Blueberry Basil Grilled Cheese- 110 calorie breakfast

A delicious, quick, and easy breakfast treat!

I don't normally do any cooking for breakfast on the weekdays, but after seeing a recipe for blueberry grilled cheese somewhere out there on the interwebs yesterday, I decided to get up a bit early and try making my own version!

What You Need:
- 1 tbsp blueberry preserves (I used some locally made blueberry-lemon-thyme preserves, but highly recommend Bonne Mamman Wild Blueberry spread as an easy-to-find alternative
- 2 slices Nature's Own Double Fiber Wheat Bread
- 1 slice Borden Gouda Cheese
- 3 big basil leaves
- Olive oil cooking spray

What to do:
Toast the bread slices and top with blueberry spread, cheese, and basil. Spray lightly with olive oil cooking spray and transfer to a panini grill.  Grill until the cheese is melted.  Enjoy!!

Nutrition facts:
Calories- 110
Fat- 3g
Carbs- 19.8
Fiber- 4.5g
Sugar- 6.5g
Protein- 5g

Wednesday, May 7, 2014

Liquid Cake!

50-90 calorie Liquid Devil's Food Cake
Today I’m not posting a recipe so much as a suggestion.  It’s probably obvious at this point that I have a bit of a sweet-tooth, and that’s been my biggest challenge to overcome so far as striving to maintain a healthy diet.  I’ve found a brilliant alternative to cakes, and cookies, and all that other sweet stuff though: TEA!

I’ve always been a tea lover, but a while back I started venturing into the world of loose leaf teas and varieties beyond what you’re going to find on the shelf at the local grocery store.  I’d tried a few supposed “chocolate” flavored teas and such in the past, but was pretty disappointed.  Now I know though that not all tea is created equal, and if you go for the right thing, brewed correctly, you’re going to be pretty amazed by how extravagant tea can taste.

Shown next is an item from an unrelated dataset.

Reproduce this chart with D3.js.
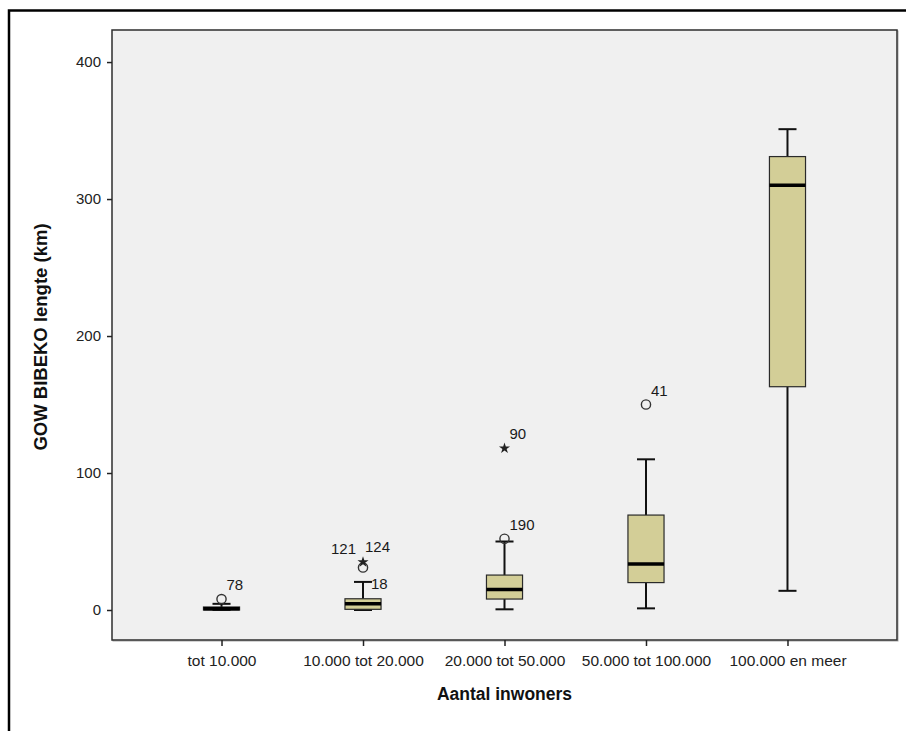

Some of my favorites from Tattle Tea.
French Toast Chai, Honeybear Green Chai (salted caramel honey), Blueberry Lemon Cake Rooibos, and Forbidden Love Oolong Chai (devil's food cake).
My current favorite sources for tea are Tattle Tea and The Spice and Tea Exchange.  There are so many creamy tasting or right-out cake flavored teas to choose from!  On a whim a few months ago, I tried steeping the Black Chocolate tea from Spice and Tea Exchange purely in milk, and to my surprise wound up with the most decadent tasting hot chocolate I have ever had!

What you need:
Yummy tea of your choice
Milk or milk alternative of your choice
Sweetener of your choice...or no sweetener; whatevs.

To create my liquid cake, I heat the milk on high in a sauce pan just until it starts frothing, then pour it over tea leaves into my cast iron tea pot and steep it just as I would in water.

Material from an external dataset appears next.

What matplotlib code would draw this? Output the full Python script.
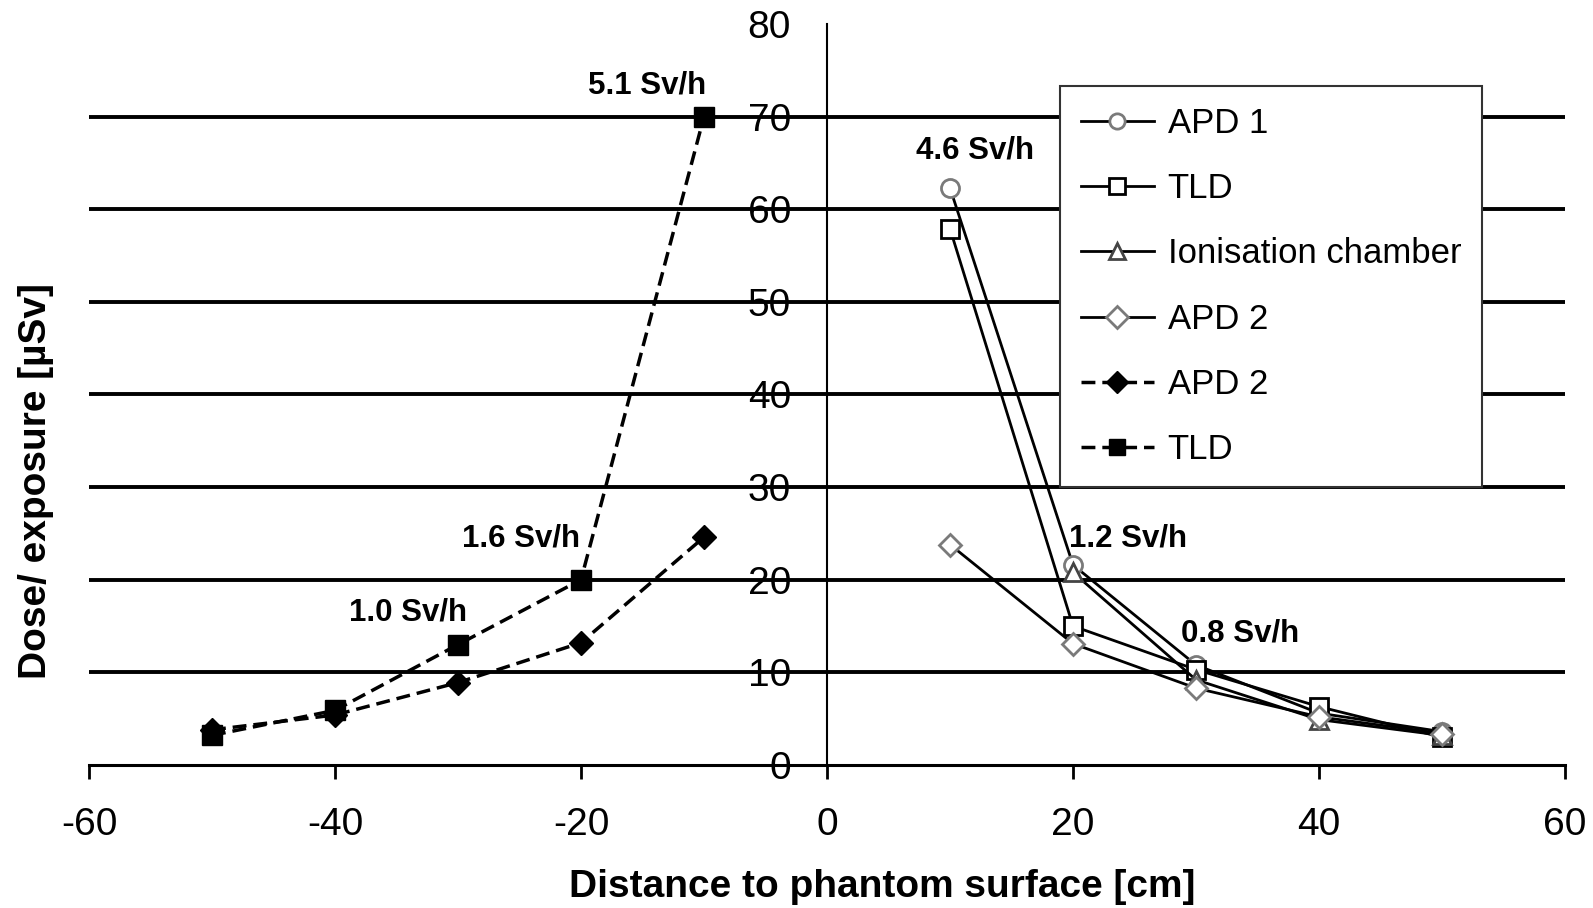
import matplotlib
matplotlib.use('Agg')
import matplotlib.pyplot as plt

plt.rcParams['font.family'] = ['Liberation Sans', 'DejaVu Sans']
plt.rcParams['axes.unicode_minus'] = False

# distances [cm]
x_right = [10, 20, 30, 40, 50]
x_ion = [20, 30, 40, 50]
x_left = [-50, -40, -30, -20, -10]

# dose per exposure [uSv]
apd1 = [62.3, 21.6, 10.8, 5.6, 3.6]
tld = [57.9, 15.0, 10.3, 6.3, 3.0]
ion_chamber = [20.8, 9.2, 4.9, 3.2]
apd2 = [23.8, 13.1, 8.3, 5.2, 3.4]
apd2_left = [3.8, 5.4, 8.9, 13.2, 24.6]
tld_left = [3.2, 5.9, 13.0, 20.0, 70.0]

legend_labels = ['APD 1', 'TLD', 'Ionisation chamber', 'APD 2', 'APD 2', 'TLD']

# dose rate notes
note_text = ['5.1 Sv/h', '1.6 Sv/h', '1.0 Sv/h', '4.6 Sv/h', '1.2 Sv/h', '0.8 Sv/h']
note_x = [-14.6, -24.9, -34.1, 12.0, 24.5, 33.6]
note_y = [73.4, 24.4, 16.5, 66.3, 24.4, 14.2]

x_ticks = [-60, -40, -20, 0, 20, 40, 60]
y_ticks = [0, 10, 20, 30, 40, 50, 60, 70, 80]
grid_levels = [10, 20, 30, 40, 50, 60, 70]

fig = plt.figure(figsize=(15.93, 9.08), dpi=100)
ax = fig.add_axes([89 / 1593, 1 - 765 / 908, (1565 - 89) / 1593, (765 - 24) / 908])

ax.hlines(grid_levels, -60, 60, colors='black', lw=2.8, zorder=1)

l1, = ax.plot(x_right, apd1, '-', color='black', lw=2, marker='o', ms=13,
              mfc='white', mec='#7a7a7a', mew=2, zorder=3)
l2, = ax.plot(x_right, tld, '-', color='black', lw=2, marker='s', ms=13,
              mfc='white', mec='black', mew=2, zorder=3)
l3, = ax.plot(x_ion, ion_chamber, '-', color='black', lw=2, marker='^', ms=13,
              mfc='white', mec='#444444', mew=2, zorder=3)
l4, = ax.plot(x_right, apd2, '-', color='black', lw=2, marker='D', ms=11,
              mfc='white', mec='#7a7a7a', mew=2, zorder=3)
l5, = ax.plot(x_left, apd2_left, '--', color='black', lw=2.5, marker='D', ms=12.5,
              mfc='black', mec='black', dashes=(4, 2), zorder=3)
l6, = ax.plot(x_left, tld_left, '--', color='black', lw=2.5, marker='s', ms=15,
              mfc='black', mec='black', dashes=(4, 2), zorder=4)

for t, x, y in zip(note_text, note_x, note_y):
    ax.text(x, y, t, ha='center', va='center', fontsize=22.5, fontweight='bold')

ax.set_xlim(-60, 60)
ax.set_ylim(0, 80)
ax.set_xticks(x_ticks)
ax.set_yticks(y_ticks)

for s in ['top', 'right']:
    ax.spines[s].set_visible(False)
ax.spines['left'].set_position(('data', 0))
ax.spines['left'].set_linewidth(1.5)
ax.spines['bottom'].set_linewidth(2.2)

ax.tick_params(axis='x', direction='out', length=10, width=2, pad=20, labelsize=28)
ax.tick_params(axis='y', length=0, pad=26, labelsize=28)

fig.text(36 / 1593, 1 - 481 / 908, 'Dose/ exposure [µSv]', rotation=90,
         ha='center', va='center', fontsize=28, fontweight='bold')
fig.text(882 / 1593, 1 - 887 / 908, 'Distance to phantom surface [cm]',
         ha='center', va='center', fontsize=28, fontweight='bold')

leg = ax.legend([l1, l2, l3, l4, l5, l6], legend_labels, loc='upper left',
                bbox_to_anchor=(1060 / 1593, 1 - 86 / 908), bbox_transform=fig.transFigure,
                borderaxespad=0, fontsize=25, labelspacing=0.93, borderpad=0.6,
                handlelength=2.1, handletextpad=0.4, fancybox=False, framealpha=1)
leg.get_frame().set_edgecolor('#333333')
leg.get_frame().set_linewidth(1.5)
for h in leg.legend_handles:
    h.set_markersize(11)

fig.savefig('out.png', dpi=100)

Using regular dairy milk and sugar still made for a fairly high-calorie treat for me though, so I started looking to alternatives that might make this a treat I could enjoy more often.  I love my raw sugar, but I’ve found Truvia to be an acceptable alternative, and I’ve found out I’m quite a fan of soy and almond milk, which have way fewer calories than dairy milk.  Yes, I know skim milk is also an option, but...yuck.  Go for it if you want some watery-bleh-icky tea, but I'm telling you there are better options.  Silk vanilla soy milk is my personal favorite!
Cookie Butter is NOT a part of a balanced breakfast...but a teaspoon of it can be on some double fiber wheat bread paired with low-cal almond milk tea.
Recently, I brewed up the Forbidden Love (devil's food cake flavored chai) tea from Tattle Tea in Silk Vanilla Almond Milk and added two teaspoons of Truvia baking blend sweetener.  The result: 90 calorie cake in a glass!

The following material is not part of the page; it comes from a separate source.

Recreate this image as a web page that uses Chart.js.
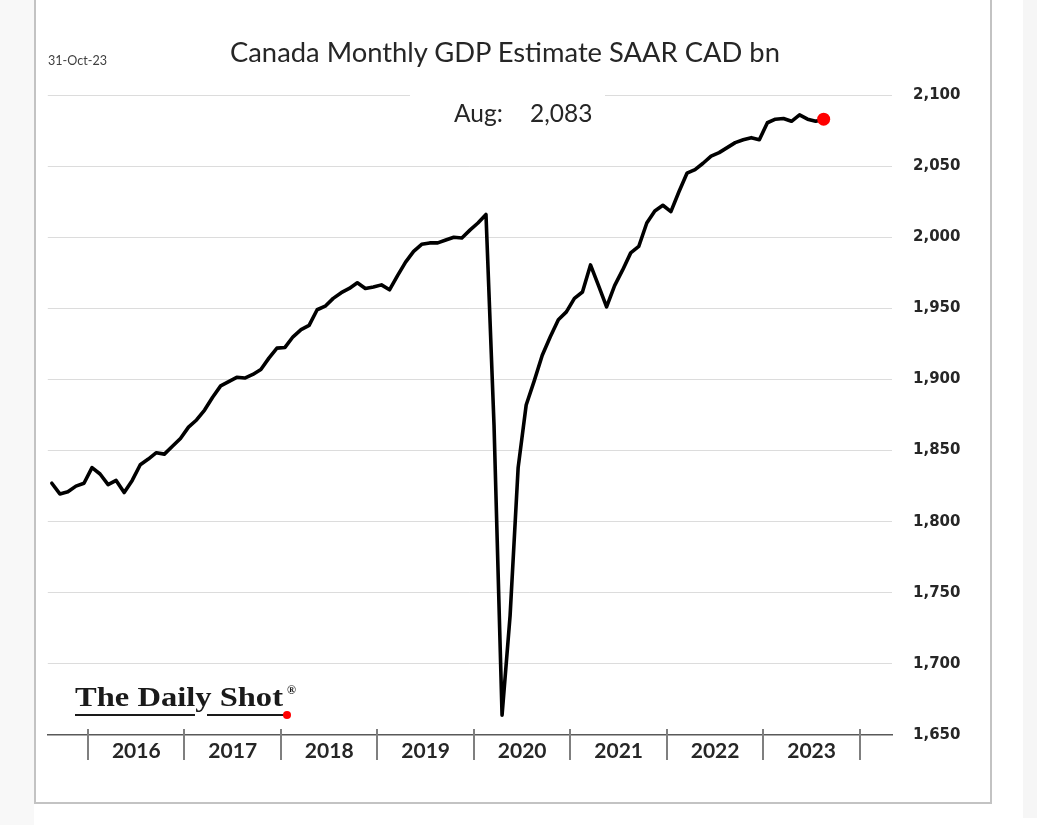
<!DOCTYPE html>
<html><head><meta charset="utf-8">
<script src="https://cdn.jsdelivr.net/npm/chart.js@4.4.0/dist/chart.umd.min.js"></script>
<style>
html,body{margin:0;padding:0;background:#fff;width:1037px;height:825px;overflow:hidden;}
body{position:relative;font-family:Lato,"Open Sans",sans-serif;}
canvas{position:absolute;left:0;top:0;z-index:1;}
.t{position:absolute;white-space:nowrap;line-height:1;z-index:3;color:#262626;}
</style></head><body>
<div style="position:absolute;left:0;top:0;width:34px;height:825px;background:#f8f8f8"></div>
<div style="position:absolute;left:1023px;top:0;width:14px;height:818px;background:#f6f6f6"></div>
<div style="position:absolute;left:34px;top:0;width:958px;height:804px;box-sizing:border-box;border:2px solid #c3c3c3;border-top:none;background:#fff"></div>
<canvas id="c" width="1037" height="825"></canvas>
<div style="position:absolute;left:410px;top:86px;width:195px;height:40px;background:#fff;z-index:2"></div>
<div class="t" id="title">Canada Monthly GDP Estimate SAAR CAD bn</div>
<div class="t" id="date" style="font-size:11px;color:#404040">31-Oct-23</div>
<div class="t" id="annLbl" style="font-size:24.5px"></div>
<div class="t" id="annVal" style="font-size:24.5px"></div>
<div class="t" id="logo" style="font-family:'Liberation Serif','DejaVu Serif',serif;font-weight:bold;font-size:27px;color:#1a1a1a;transform-origin:0 0">The Daily Shot</div>
<div class="t" id="reg" style="font-family:'Liberation Serif',serif;font-weight:bold;font-size:12px;color:#1a1a1a">®</div>
<div style="position:absolute;left:75px;top:714px;width:120px;height:2px;background:#1a1a1a;z-index:3"></div>
<div style="position:absolute;left:207px;top:714px;width:80px;height:2px;background:#1a1a1a;z-index:3"></div>
<div style="position:absolute;left:283px;top:711px;width:8px;height:8px;border-radius:50%;background:#ff0000;z-index:4"></div>
<script>
// ---- data ----
const monthLabels = [
  'Aug 2015','Sep 2015','Oct 2015','Nov 2015','Dec 2015',
  'Jan 2016','Feb 2016','Mar 2016','Apr 2016','May 2016','Jun 2016','Jul 2016','Aug 2016','Sep 2016','Oct 2016','Nov 2016','Dec 2016',
  'Jan 2017','Feb 2017','Mar 2017','Apr 2017','May 2017','Jun 2017','Jul 2017','Aug 2017','Sep 2017','Oct 2017','Nov 2017','Dec 2017',
  'Jan 2018','Feb 2018','Mar 2018','Apr 2018','May 2018','Jun 2018','Jul 2018','Aug 2018','Sep 2018','Oct 2018','Nov 2018','Dec 2018',
  'Jan 2019','Feb 2019','Mar 2019','Apr 2019','May 2019','Jun 2019','Jul 2019','Aug 2019','Sep 2019','Oct 2019','Nov 2019','Dec 2019',
  'Jan 2020','Feb 2020','Mar 2020','Apr 2020','May 2020','Jun 2020','Jul 2020','Aug 2020','Sep 2020','Oct 2020','Nov 2020','Dec 2020',
  'Jan 2021','Feb 2021','Mar 2021','Apr 2021','May 2021','Jun 2021','Jul 2021','Aug 2021','Sep 2021','Oct 2021','Nov 2021','Dec 2021',
  'Jan 2022','Feb 2022','Mar 2022','Apr 2022','May 2022','Jun 2022','Jul 2022','Aug 2022','Sep 2022','Oct 2022','Nov 2022','Dec 2022',
  'Jan 2023','Feb 2023','Mar 2023','Apr 2023','May 2023','Jun 2023','Jul 2023','Aug 2023'
];
const gdpValues = [
  1827,1819.5,1821,1825,1827,
  1838,1833.5,1826,1829,1820.5,1829,1840,1844,1848.5,1847.5,1853,1858.5,
  1866.5,1871.5,1878.5,1887.5,1895.5,1898.5,1901.5,1901,1903.5,1907,1915,1922,
  1922.5,1930,1935,1938,1949,1951.5,1957,1961,1964,1968,1964,1965,
  1966.5,1963,1973,1982.5,1990,1995,1996,1996,1998,2000,1999.5,2005,
  2010,2016,1868,1664,1734,1838,1882,1899,1917,1930,1942,1947.5,
  1957,1961.5,1980.5,1966,1951,1966,1977,1989,1993.5,2010,2018.5,2022.5,
  2018,2032,2045,2047.5,2052,2057,2059.5,2063,2066.5,2068.5,2070,2068.5,
  2080.5,2083,2083.5,2081.5,2086,2083,2081.5,2083
];
const yearLabels = ['2016','2017','2018','2019','2020','2021','2022','2023'];
const yTickValues = [1650,1700,1750,1800,1850,1900,1950,2000,2050,2100];

// ---- derived ----
const janIdx = yearLabels.map(y => monthLabels.indexOf('Jan ' + y));
const boundaries = janIdx.map(i => i - 0.5);
boundaries.push(janIdx[janIdx.length - 1] + 12 - 0.5);
const mids = janIdx.map(i => i + 5.5);
const points = gdpValues.map((v, i) => ({x: i, y: v}));
const last = gdpValues.length - 1;

const yearTicks = {
  id: 'yearTicks',
  afterDraw(chart) {
    const xs = chart.scales.x, c = chart.ctx, y0 = xs.top;
    c.save();
    c.strokeStyle = '#7f7f7f'; c.lineWidth = 2;
    boundaries.forEach(v => {
      const x = Math.round(xs.getPixelForValue(v));
      c.beginPath(); c.moveTo(x, y0 - 6); c.lineTo(x, y0 + 25); c.stroke();
    });
    c.restore();
  }
};

new Chart(document.getElementById('c').getContext('2d'), {
  type: 'line',
  data: {datasets: [{
    data: points,
    borderColor: '#000', borderWidth: 3.6, tension: 0,
    borderJoinStyle: 'round', borderCapStyle: 'round',
    pointRadius: c => c.dataIndex === last ? 6.5 : 0,
    pointHoverRadius: 0,
    pointBackgroundColor: '#ff0000', pointBorderWidth: 0,
    clip: false
  }]},
  options: {
    responsive: false, animation: false, devicePixelRatio: 1,
    layout: {padding: {left: 47.8, top: 95, right: 45, bottom: 50}},
    plugins: {legend: {display: false}, tooltip: {enabled: false}},
    scales: {
      x: {
        type: 'linear', min: -0.5, max: 104.5,
        afterBuildTicks: s => { s.ticks = boundaries.concat(mids).sort((a,b)=>a-b).map(v => ({value: v})); },
        afterFit: s => { s.height = 40; },
        ticks: {
          autoSkip: false, maxRotation: 0, minRotation: 0, padding: 4,
          font: {family: 'Lato', weight: 'bold', size: 21}, color: '#262626',
          callback: v => { const k = mids.indexOf(v); return k >= 0 ? yearLabels[k] : ''; }
        },
        grid: {display: false, drawTicks: false},
        border: {display: true, color: '#595959', width: 1.5}
      },
      y: {
        position: 'right', min: 1650, max: 2100,
        afterBuildTicks: s => { s.ticks = yTickValues.map(v => ({value: v})); },
        afterFit: s => { s.width = 100; },
        ticks: {
          padding: 21, font: {family: 'DejaVu Sans', weight: 'bold', size: 15}, color: '#262626',
          callback: v => v.toLocaleString('en-US')
        },
        grid: {color: c => c.tick && c.tick.value === 1650 ? 'rgba(0,0,0,0)' : '#dcdcdc', lineWidth: 1, drawTicks: false},
        border: {display: false}
      }
    }
  },
  plugins: [yearTicks]
});

// ---- text placement ----
function fit(id, w) {
  const el = document.getElementById(id);
  const r = el.getBoundingClientRect().width;
  const fs = parseFloat(getComputedStyle(el).fontSize);
  el.style.fontSize = (fs * w / r) + 'px';
  return el;
}
function place(el, left, cy) {
  const b = el.getBoundingClientRect();
  el.style.left = left + 'px';
  el.style.top = (cy - b.height / 2) + 'px';
}
document.getElementById('title').style.fontSize = '24px';
let el = fit('title', 550); place(el, 230, 52);
el = fit('date', 59); place(el, 48, 61);
document.getElementById('annLbl').textContent = monthLabels[last].split(' ')[0] + ':';
document.getElementById('annVal').textContent = gdpValues[last].toLocaleString('en-US');
el = document.getElementById('annLbl'); place(el, 454, 113);
el = document.getElementById('annVal'); place(el, 530, 113);
const logo = document.getElementById('logo');
place(logo, 75, 697);
const lw = logo.getBoundingClientRect().width;
logo.style.transform = 'scaleX(' + (208 / lw) + ')';
place(document.getElementById('reg'), 287, 690);
</script>
</body></html>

And last night?  Decaf French Toast Chai in Silk Unsweetened Almond Milk + 2 tsp Truvia baking blend = 50 calorie liquid French toast glory.  I mean, seriously.  You can have three cups of this and still come out healthier than a single tall chai latte at Starbucks (and having once been an addict of those, I can attest that this alternative is actually tastier).

The options for creating liquid cake are endless, and I'm having a pretty great time experimenting.  For anyone else with a disastrous sweet tooth, it's worth a try, and cheaper than a slice of cake, too!

Most importantly, liquid cake is Weebie-approved!